Apesar da lotação, muitos não resistem às incertezas ou obrigações do regimento. Assim, o último a entrar para a Zumbi foi Josilésio ''Ferrugem'' de Almeida, 42. Ele trabalhava numa Kombi-lanchonete, em Niterói, até que a prefeitura acirrou a repressão aos ambulantes. Veio para o Rio e comprou um ''pedaço de chão'' por R$ 500 no Centro. Depois de cercar o local e pôr uma lona como teto, não pôde mais pagar pelo espaço ao ter a Kombi rebocada. Dormiu por alguns meses com a mulher e mais três filhos no Campo de Santana, quando então conheceu a Zumbi através de João de Souza Barbosa, 44, militante desde os 16.

Na luta por moradia no Brasil há até estrangeiros. O peruano José Leonardo (nome fictício) busca asilo político no país depois de sofrer ameaças de morte ao denunciar o governo de Lima, capital do Peru. De 1983 a 1995 ele foi funcionário da Secretaria de Defesa dos Direitos Humanos, até que denunciou ao jornal La Razon esquemas de corrupção, violação de direitos humanos e morte de 60 mil camponeses. Trabalhou como motorista até se exilar no Brasil, há dois anos, ao lado da mulher e três filhos. Depois de morar de favor, encontrou apoio numa das ocupações do Estado.

- No Brasil encontrei solidariedade. Nem penso mais em sair daqui.

No dia seguinte à ocupação, o INSS entrou com um processo contra a Zumbi, avaliado pela juíza Salete Maria Polita Maccaloz, da 7ª Vara Federal. Um mês depois, a juíza visitou pessoalmente o prédio e constatou um estado de degradação não condizente com o argumento do INSS de que o local recebia manutenção periódica. Além disso, considerando a situação social dos ocupantes, determinou que antes da remoção deverão ser consultados o Conselho Tutelar, em vista do grande número de crianças, o Ministério Público, para garantir os direitos humanos, e a prefeitura, para definir um destino às famílias. Atualmente, a conta de água e luz é dividida entre governo municipal, estadual e federal.

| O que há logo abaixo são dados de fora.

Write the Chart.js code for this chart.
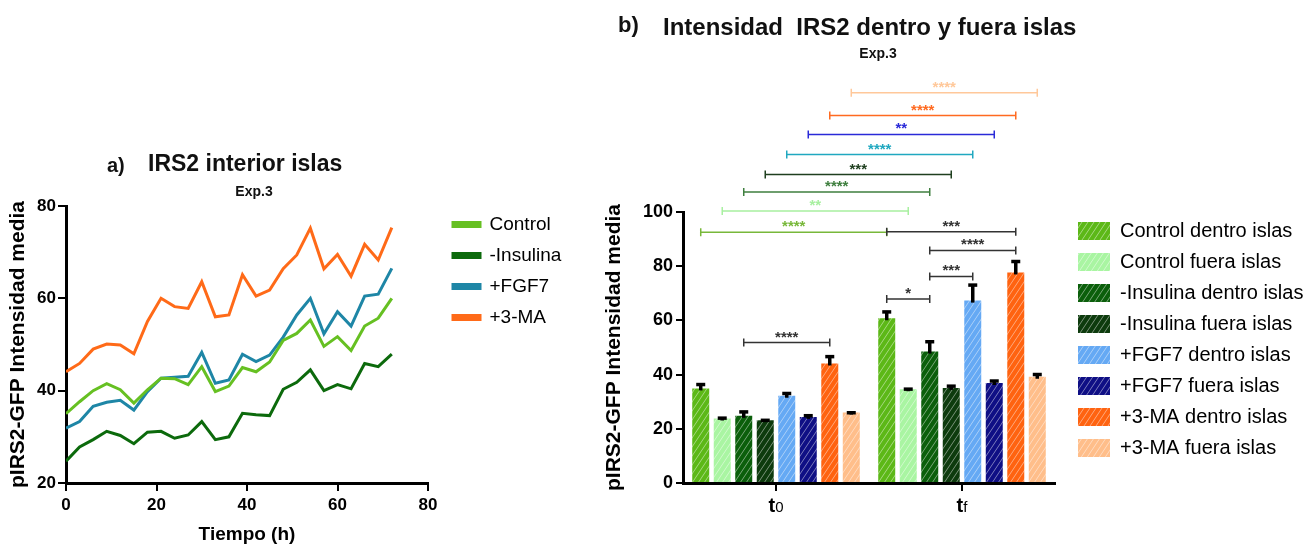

Os ocupantes exaltam o artigo 5º, inciso XXIII da Constituição, segundo o qual toda propriedade pública deve ter função social, e o artigo 6º, que estabelece a moradia como um direito social. Daí o lema pendurado numa faixa em frente ao prédio: ''Se morar é um direito, ocupar é um dever''. Ressaltam ainda a promessa de campanha do presidente Lula de que transformaria prédios públicos desativados em moradia.

Até o momento, há um convênio entre o Ministério das Cidades e a Previdência Social prevendo a transformação de 1.073 imóveis abandonados do INSS em residências populares. O Rio seria um dos maiores beneficiados, com 18 imóveis (mais de 3 mil residências) sendo avaliados pela Caixa, dentre os quais, o prédio da Zumbi. A prefeitura garantiu parceria no convênio, incluindo os edifícios no Programa de Reabilitação da Área Urbana Central, cujo objetivo é aumentar o número de residências no Centro e na Zona Portuária e desenvolver as regiões social e economicamente. O INSS não desistiu do imóvel e prometeu novas moradias.

No Rio são várias as ocupações urbanas, de Vila Isabel à Baixada, mas, ao lado da Zumbi, a mais proeminente é a Chiquinha Gonzaga, cujo processo judicial já está estabilizado, restando apenas pendências burocráticas. Já na Zumbi, até agora, tudo acabou em samba. Um samba do músico Juvenal Cândido Silva, de 51 anos. ''Estamos aqui na Ocupação. Zumbi dos Palmares, é a nossa solução. Tudo organizado com a ajuda do povão. Zumbi é a nossa solução'', canta. Uma solução que Juvenal teve de encontrar rapidamente depois que uma bala perdida passou raspando na cabeça do filho de um ano e explodiu a televisão de seu barraco no Morro da Mangueira.